Mole National Park
Mole is Ghana’s most popular destination for seeing large wild animals. Elephants abound. (When we went there, there was one guarding the front gate. Elephants are huge, when they’re standing in front of you in the road, but luckily, we found out it was the elephant called People’s Friend—a friendly one indeed.)
Other animals at the park include warthogs, baboons (which are quite populous, and unfriendly), crocodiles and a variety of gazelle-like animals.

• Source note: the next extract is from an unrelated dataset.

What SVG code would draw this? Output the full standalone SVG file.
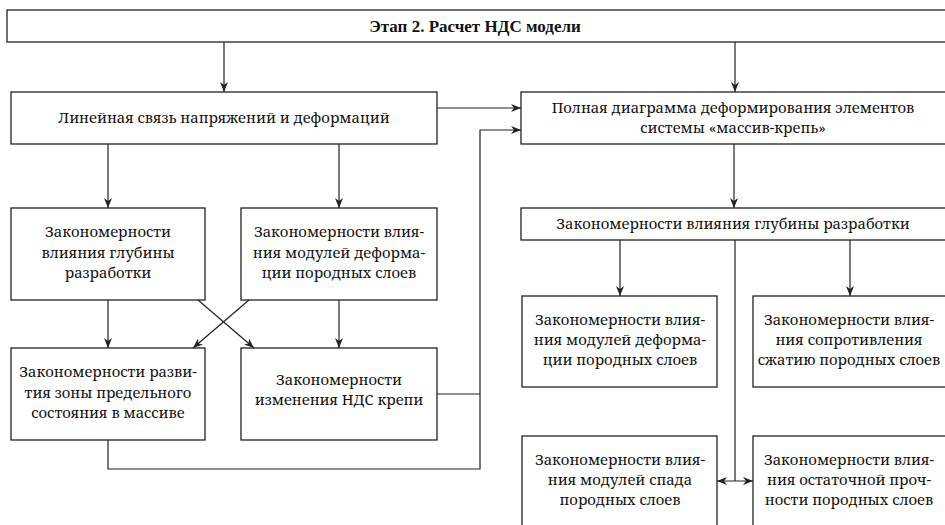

You can only wander around the park with a park guide, who carries a gun. (This is really all for the best. Again: Elephants are big and scary.) Please do say hi to your guide. Ghanaians are very friendly, and if you inquire a bit about your guide’s life, you’ll warm up to him much better.
The museum at the park is really not much. (It’s sign says it’s “A place to visit.” Not a great place to visit or a cool place to visit or even an educational place to visit. Just a place.) The highlight there is a fetal elephant kept in a cooler filled with formadehyde. Really.
Although there is a hotel at the park (with a somewhat nasty pool) and a restaurant that serves pretty passable Euro-American-style food, I’d skip it (since it’s pretty expensive and the electricity goes off at night anyway) and stay in the village of Larabanga, which is just a few kilometers up the road and accessible by bicycle.